By Joanna Manning
The lower school “makery” might seem, to the casual observer, to be little more than a closet filled with junk. There are scraps of wood and pvc pipe arranged neatly on the shelves; guts of various electronics are laid out on the floor. Odds and ends that might normally be thrown away—lids in interesting shapes and sizes, for example—are sorted into bins, waiting to be repurposed.
Twice a week, science teacher Gabriel Newton opens the makery during recess and gives students access not just to the “junk” but to the tools that are meticulously arranged in his tool chest. As soon as the makery doors open, students scramble to get inside, ready to hammer and saw and hot glue raw materials together into interesting new creations. Their excitement is palpable. It’s kinesthetic learning at its finest.
For Lower School Assistant Director Nicholas Zosel-Johnson, the makery’s value is obvious, particularly with regard to teaching soft skills. “I was watching these four boys who have honestly had a hard time negotiating and cooperating. And they were dutifully, carefully, using tiny screwdrivers to take apart a hard drive, and they were getting along and having a great time. That’s what great social learning looks like.”
Maker spaces have been burgeoning for the past several years, in part due to the widespread availability of laser cutters and 3D printers, which make designing and creating prototypes faster and cheaper than ever before. Just as services such as YouTube turned passive audiences into active creators of content, the maker movement empowers everyday people to innovate rather than simply be consumers of technology.

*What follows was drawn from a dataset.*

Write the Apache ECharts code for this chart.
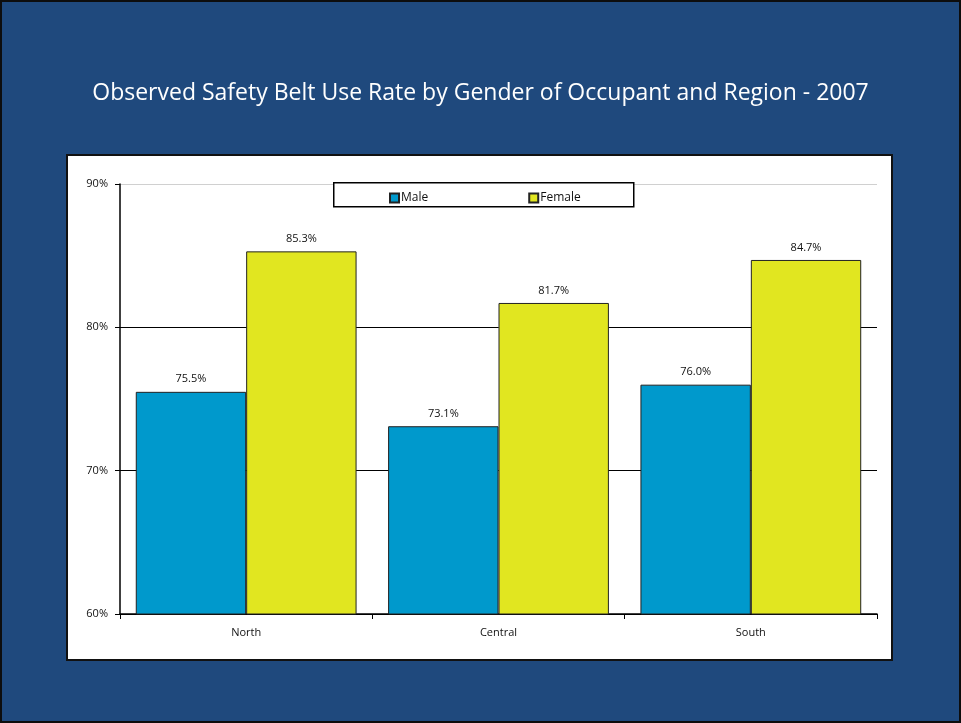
<!DOCTYPE html>
<html><head><meta charset="utf-8">
<script src="https://cdn.jsdelivr.net/npm/echarts@6/dist/echarts.min.js"></script>
<style>
html,body{margin:0;padding:0;background:#1F497D;}
#c{width:961px;height:723px;background:#1F497D;}
#frame{position:absolute;left:0;top:0;width:961px;height:723px;box-sizing:border-box;border:2px solid #0d0d0d;pointer-events:none;}
</style></head>
<body><div id="c"></div><div id="frame"></div>
<script>
const categories = ['North', 'Central', 'South'];
const maleValues = [75.5, 73.1, 76.0];
const femaleValues = [85.3, 81.7, 84.7];
const seriesNames = ['Male', 'Female'];
const titleText = 'Observed Safety Belt Use Rate by Gender of Occupant and Region - 2007';

const chart = echarts.init(document.getElementById('c'), null, {renderer: 'canvas'});
const FONT = '"Open Sans", "Noto Sans", sans-serif';
const labelFmt = p => p.value.toFixed(1) + '%';
chart.setOption({
  animation: false,
  textStyle: {fontFamily: FONT},
  title: {
    text: titleText, left: 'center', top: 77,
    textStyle: {color: '#fff', fontSize: 23, fontWeight: 'normal', fontFamily: FONT}
  },
  graphic: [
    {type: 'rect', left: 66, top: 154, shape: {width: 825, height: 505},
     style: {fill: '#fff', stroke: '#111', lineWidth: 2}, z: -10},
    {type: 'rect', left: 333, top: 182, shape: {width: 300, height: 24},
     style: {fill: '#fff', stroke: '#000', lineWidth: 1.5}, z: 5}
  ],
  legend: {
    data: seriesNames, left: 384, top: 187, itemWidth: 9, itemHeight: 9, itemGap: 100,
    icon: 'rect', z: 10,
    textStyle: {fontSize: 12, color: '#111', fontFamily: FONT, padding: [0,0,0,-3]}
  },
  grid: {left: 120, right: 84, top: 184, bottom: 109},
  xAxis: {
    type: 'category', data: categories,
    axisLine: {lineStyle: {color: '#000', width: 1.5}},
    axisTick: {show: true, length: 5, lineStyle: {color: '#000'}},
    axisLabel: {color: '#111', fontSize: 11, margin: 13, fontFamily: FONT}
  },
  yAxis: {
    type: 'value', min: 60, max: 90, interval: 10,
    axisLine: {show: true, lineStyle: {color: '#000', width: 1.5}},
    axisTick: {show: true, length: 5, lineStyle: {color: '#000'}},
    axisLabel: {formatter: '{value}%', color: '#111', fontSize: 11, margin: 12, fontFamily: FONT},
    splitLine: {show: true, lineStyle: {color: ['#000', '#000', '#000', '#d0d0d0'], width: 1}}
  },
  series: [
    {name: 'Male', type: 'bar', data: maleValues, barGap: '0%', barCategoryGap: '12.5%',
     itemStyle: {color: '#0099CC', borderColor: '#222', borderWidth: 1},
     label: {show: true, position: 'top', distance: 7, formatter: labelFmt, color: '#111', fontSize: 11, fontFamily: FONT}},
    {name: 'Female', type: 'bar', data: femaleValues,
     itemStyle: {color: '#E1E620', borderColor: '#222', borderWidth: 1},
     label: {show: true, position: 'top', distance: 7, formatter: labelFmt, color: '#111', fontSize: 11, fontFamily: FONT}}
  ]
});
</script></body></html>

Middle-school art teacher Christopher Hoppin wants to give Charles Wright students more opportunities to be innovators. “We really hope to redesign multiple spaces on campus to be more 21st-century in our approach to hands-on learning. Maker spaces, robotics–all that is very much in our plans.”
Well-designed maker spaces encourage creative problem solving and cooperation to be certain, but beyond that, the maker ethos is one that recognizes aesthetics as an integral part of technology. Mr. Hoppin and upper school science teacher Jon Lamoreux have been developing programs that attempt to restore the balance between technology and design.
“That’s what we’re really going for” Hoppin says. “The best idea in the world doesn’t work without good design. And on top of that, it doesn’t work without a good presentation of that idea. So, you really tie in English and arts and science. That’s the beauty of ‘making.’ It really encourages collaboration.”
In a few years, the kids who worked together in the lower-school makery to deconstruct a hard drive might channel that curiosity into designing and creating something entirely new. That is the promise of the maker movement: innovation is limited only by the imagination.